A German casino has returned a Nazi-looted painting to the heirs of a German-Jewish art gallery owner.

The return of “The Masters of the Goldsmith Guild in Amsterdam in 1701” by Dutch portrait painter Juriaen Pool II (1665-1745), took place Tuesday at the Amsterdam Museum.

The beneficiaries of the estate of Max Stern, who ran a gallery in Germany before he was forced by the Nazis to liquidate his works, are Concordia, McGill and Hebrew universities.

The Pool painting, which depicts some of Amsterdam’s most important citizens, is the ninth Nazi-looted piece of artwork to be returned to the university heirs. It had been with the Stern Gallery in Dusseldorf as late as 1937 when it moved to the Heinemann Gallery in Wiesbaden. In the years after World War II it was acquired by a casino in southern Germany and has been there ever since.

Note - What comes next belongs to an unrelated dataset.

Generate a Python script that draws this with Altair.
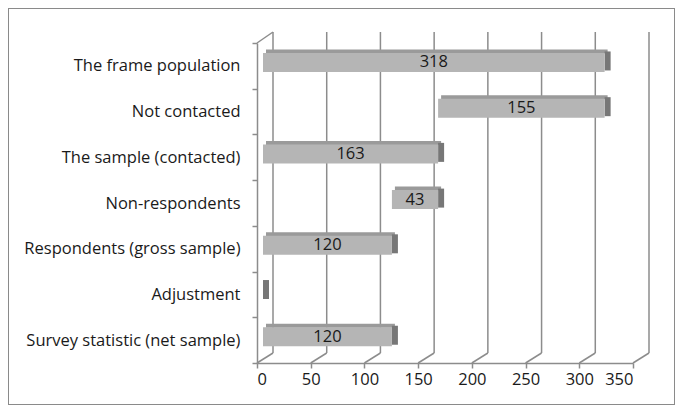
import altair as alt
import pandas as pd

categories = ["The frame population\u00a0", "Not contacted", "The sample (contacted)",
              "Non-respondents", "Respondents (gross sample)", "Adjustment\u00a0",
              "Survey statistic (net sample)"]
starts = [0, 163, 0, 120, 0, 0, 0]
values = [318, 155, 163, 43, 120, 0, 120]
labels = ["318", "155", "163", "43", "120", "", "120"]
x_ticks = [0, 50, 100, 150, 200, 250, 300, 350]

df = pd.DataFrame({"cat": categories, "start": starts, "value": values, "label": labels})
df["end"] = df["start"] + df["value"]
df["mid"] = (df["start"] + df["end"]) / 2
grid = pd.DataFrame({"t": x_ticks})

FONT = "Open Sans"
FS = 16.5
W, H = 376, 320
PL, PT, PR, PB = 249, 35, 42, 42

xs = alt.Scale(domain=[0, 350], nice=False, zero=False)
ys = alt.Scale(domain=categories, paddingInner=0, paddingOuter=0)

base = alt.Chart(df)

border = alt.Chart(df).mark_rect(fill=None, stroke="#8a8a8a", strokeWidth=1).encode(
    x=alt.value(-PL + 0.5), x2=alt.value(W + PR - 0.5),
    y=alt.value(-PT + 0.5), y2=alt.value(H + PB - 0.5))

back_grid = alt.Chart(grid).mark_rule(color="#8c8c8c", strokeWidth=1.5, xOffset=16).encode(
    x=alt.X("t:Q", scale=xs, axis=alt.Axis(values=x_ticks, tickSize=5, labelPadding=3,
                                             labelFontSize=FS, labelFont=FONT, labelColor="#1a1a1a",
                                             domainColor="#8c8c8c", tickColor="#8c8c8c",
                                             domainWidth=1.5, tickWidth=1.5, grid=False, title=None)),
    y=alt.value(-11), y2=alt.value(H - 10))

floor_diag = alt.Chart(grid).mark_rule(color="#8c8c8c", strokeWidth=1.5, x2Offset=16).encode(
    x=alt.X("t:Q", scale=xs), x2="t:Q",
    y=alt.value(H), y2=alt.value(H - 10))

wall_diag = alt.Chart(grid).transform_filter("datum.t == 0").mark_rule(
    color="#8c8c8c", strokeWidth=1.5, x2Offset=16).encode(
    x=alt.X("t:Q", scale=xs), x2="t:Q",
    y=alt.value(0), y2=alt.value(-11))

yenc = alt.Y("cat:N", scale=ys, sort=categories,
             axis=alt.Axis(tickBand="extent", tickSize=5, labelPadding=12, labelFontSize=FS,
                           labelFont=FONT, labelColor="#1a1a1a", domainColor="#8c8c8c",
                           tickColor="#8c8c8c", domainWidth=1.5, tickWidth=1.5, title=None,
                           labelLimit=300, grid=False))

top_face = base.mark_bar(color="#9a9a9a", height=4, yOffset=-14.4, xOffset=9, x2Offset=9).encode(
    x=alt.X("start:Q", scale=xs), x2="end:Q", y=yenc)

side_face = base.mark_bar(color="#777777", height=19, yOffset=-4.9, xOffset=6, x2Offset=12).encode(
    x=alt.X("end:Q", scale=xs), x2="end:Q", y=yenc)

front_face = base.transform_filter("datum.value > 0").mark_bar(
    color="#b5b5b5", height=19, yOffset=-3.4, xOffset=6, x2Offset=6).encode(
    x=alt.X("start:Q", scale=xs), x2="end:Q", y=yenc)

text = base.mark_text(font=FONT, fontSize=FS, color="#1a1a1a", xOffset=6, yOffset=-3.4,
                      baseline="middle").encode(
    x=alt.X("mid:Q", scale=xs), y=yenc, text="label:N")

chart = alt.layer(border, back_grid, floor_diag, wall_diag, top_face, side_face, front_face, text).properties(
    width=W, height=H,
    background="white",
    autosize=alt.AutoSizeParams(type="none"),
    padding={"left": PL, "top": PT, "right": PR, "bottom": PB},
).configure_view(strokeWidth=0)

chart.save("out.html", embed_options={"renderer": "svg", "actions": False})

Stern liquidated his gallery’s works of more than 400 pieces after Jews were banned from selling art. In 1943, after recovering a fraction of the works, Stern moved to Canada and purchased the Dominion Gallery of Fine Arts.

Following Stern’s death in 1987, the beneficiary universities in association with the Holocaust Claims Processing Office in New York founded the Max Stern Art Restitution Project to locate and recover works from Stern’s collection.

The artist Pool lived in the 17th century building that houses the Dutch museum, which once was an orphanage.